Portion Size & Plating: up to 10 points
Are you gonna need to order two? Does it at least look delicious?


Price: up to 10 points
This is self-explanatory: How affordable is the joint? Do you get your money’s worth?


Bar: up to 10 points
Nothing goes better with steak than a nice, clean martini. Do they make it correctly? Do they make other drinks to your liking? If you weren’t hungry, would you still hang out at the bar and snack on the food they serve there? How is the selection of top shelf liquor?


Specials and Other Meats: up to 10 points
Far be it the norm for me to order some other kind of meat besides steer when dining at a steakhouse, but some places offer great items like lamb, duck, chicken, pork, and veal (okay – same species, different age). In addition, they may have a specialty menu if you ask – something special from the chef, like a few rare cuts of 65-day aged prime ribeyes, or a fresh delivery of kobe beef. This plays along nicely with the “choice of cuts” review section, so be sure to check there as well.


Apps, Sides & Desserts: up to 10 points
How are the veggies like creamed spinach, grilled asparagus, garlic mashed potatoes and steak fries? What about the shellfish appetizers and the raw bar? I tend to prefer a scotch as my dessert, or perhaps a creme brulee, but what else do they have to help put the lion to sleep at the end of the meal?

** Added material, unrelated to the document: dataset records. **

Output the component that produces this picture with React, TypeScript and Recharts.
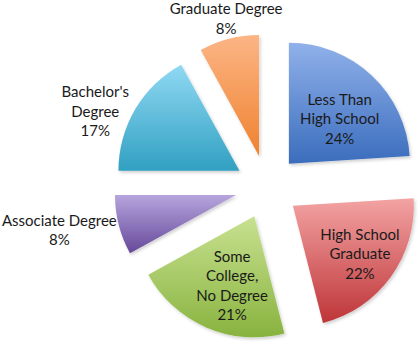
import { PieChart, Pie, Cell, Sector } from "recharts";

const CATEGORIES = [
  "Less Than\nHigh School",
  "High School\nGraduate",
  "Some\nCollege,\nNo Degree",
  "Associate Degree",
  "Bachelor's\nDegree",
  "Graduate Degree",
];
const SHARES = [24, 22, 21, 8, 17, 8];

// gradient top / bottom per slice
const TOP_COLORS = ["#90b1ea", "#f3a3a3", "#c8e190", "#b6a5dd", "#90d9f3", "#fcb585"];
const BOTTOM_COLORS = ["#3b6dbd", "#be3538", "#88b33f", "#66489a", "#31a0c2", "#ef8230"];

// label placement: [radius from pie centre, clockwise angle shift in degrees]
const LABEL_LAYOUT: [number, number][] = [
  [100, 3.4],
  [114, -0.6],
  [104, -3.8],
  [212, 2.8],
  [188, -6.6],
  [174, 0.8],
];

const data = CATEGORIES.map((name, i) => ({ name, value: SHARES[i] }));

const RAD = Math.PI / 180;
const EXPLODE = 32;

const ExplodedSector = (props: any) => {
  const { cx, cy, midAngle, index } = props;
  const dx = EXPLODE * Math.cos(-midAngle * RAD);
  const dy = EXPLODE * Math.sin(-midAngle * RAD);
  return (
    <Sector
      cx={cx + dx}
      cy={cy + dy}
      innerRadius={0}
      outerRadius={props.outerRadius}
      startAngle={props.startAngle}
      endAngle={props.endAngle}
      fill={`url(#grad-${index})`}
      stroke="none"
      filter="url(#shadow)"
    />
  );
};

const renderLabel = (props: any) => {
  const { cx, cy, midAngle, index, payload } = props;
  const [r, shift] = LABEL_LAYOUT[index];
  const a = midAngle - shift;
  const x = cx + r * Math.cos(-a * RAD);
  const y = cy + r * Math.sin(-a * RAD);
  const lines = [...String(payload.name).split("\n"), `${payload.value}%`];
  const lh = 19.5;
  const y0 = y - ((lines.length - 1) * lh) / 2;
  return (
    <text
      x={x}
      y={y0}
      textAnchor="middle"
      dominantBaseline="central"
      fill="#1a1a1a"
      fontSize={15}
      fontFamily="Lato, 'Open Sans', sans-serif"
    >
      {lines.map((l, i) => (
        <tspan key={i} x={x} y={y0 + i * lh}>
          {l}
        </tspan>
      ))}
    </text>
  );
};

export default function App() {
  return (
    <div style={{ position: "fixed", left: 0, top: 0, width: 419, height: 345, background: "#fff" }}>
      <PieChart width={419} height={345} margin={{ top: 0, right: 0, bottom: 0, left: 0 }}>
        <defs>
          {CATEGORIES.map((_, i) => (
            <linearGradient key={i} id={`grad-${i}`} x1="0" y1="0" x2="0" y2="1">
              <stop offset="0%" stopColor={TOP_COLORS[i]} />
              <stop offset="100%" stopColor={BOTTOM_COLORS[i]} />
            </linearGradient>
          ))}
          <filter id="shadow" x="-10%" y="-10%" width="130%" height="130%">
            <feDropShadow dx="1.5" dy="2" stdDeviation="1.5" floodColor="#000" floodOpacity="0.18" />
          </filter>
        </defs>
        <Pie
          data={data}
          dataKey="value"
          nameKey="name"
          cx={267}
          cy={187}
          outerRadius={121}
          startAngle={90}
          endAngle={-270}
          paddingAngle={0}
          stroke="none"
          isAnimationActive={false}
          labelLine={false}
          label={renderLabel}
          shape={ExplodedSector}
          activeShape={ExplodedSector}
        >
          {data.map((_, i) => (
            <Cell key={i} fill={`url(#grad-${i})`} />
          ))}
        </Pie>
      </PieChart>
    </div>
  );
}
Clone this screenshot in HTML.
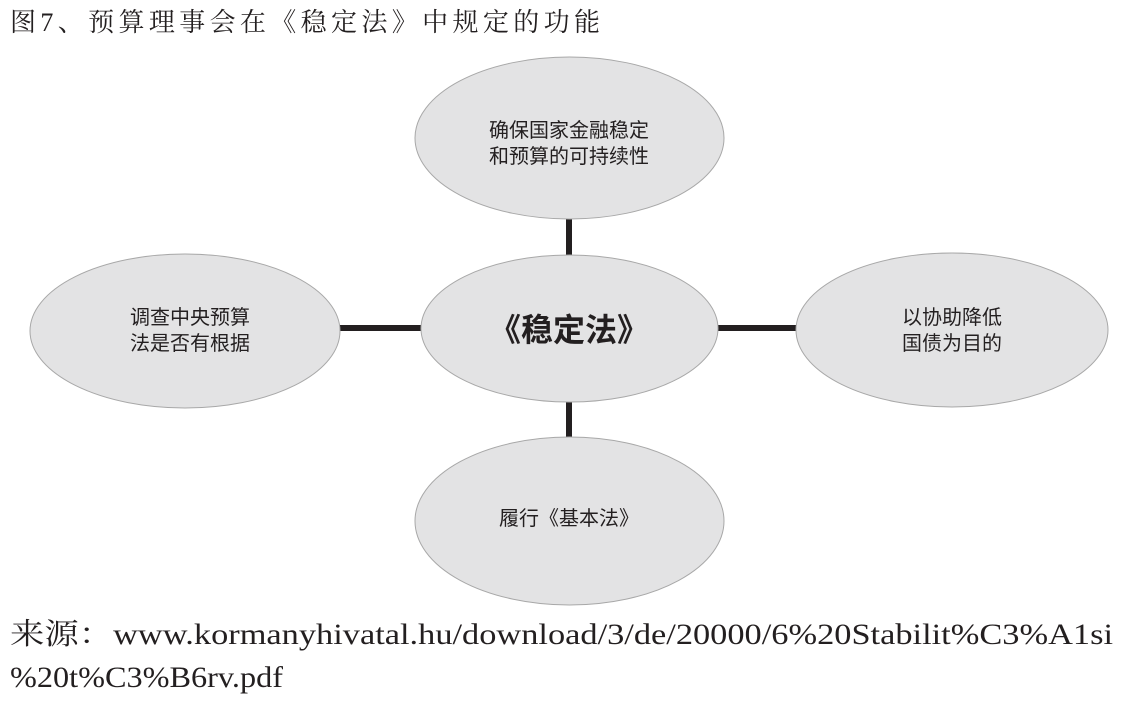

Seafood Selection: up to 10 points
Oddly enough, aside from the typical shellfish appetizers, steakhouses offer some of the finest seafood you can find in the restaurant biz. Often they have crab legs or lobster by the pound when in season, and various filets of fish like sea bass, tuna, salmon and cod.


Service: up to 10 points
Too much service or too little? Is everything clean and are they friendly and helpful? Do they know their meat lingo? Are they all men waiters, or do they employ women? Many traditional steak houses feature an all male waitstaff. Nothing wrong with that. Steakhouses are places for men. Women should keep silent and look pretty if they are going with you.


Ambiance: up to 10 points
Last but not least, everything from decor, lighting, noise levels, room temperatures, crowd type, flatware, silverware and table organization are taken into account. Sure – a steak is a man’s meal, and real a man is usually not concerned with such feminine things like these, but, for some places, they could make for a more or less enjoyable meat-eating experience, so we must take them into account.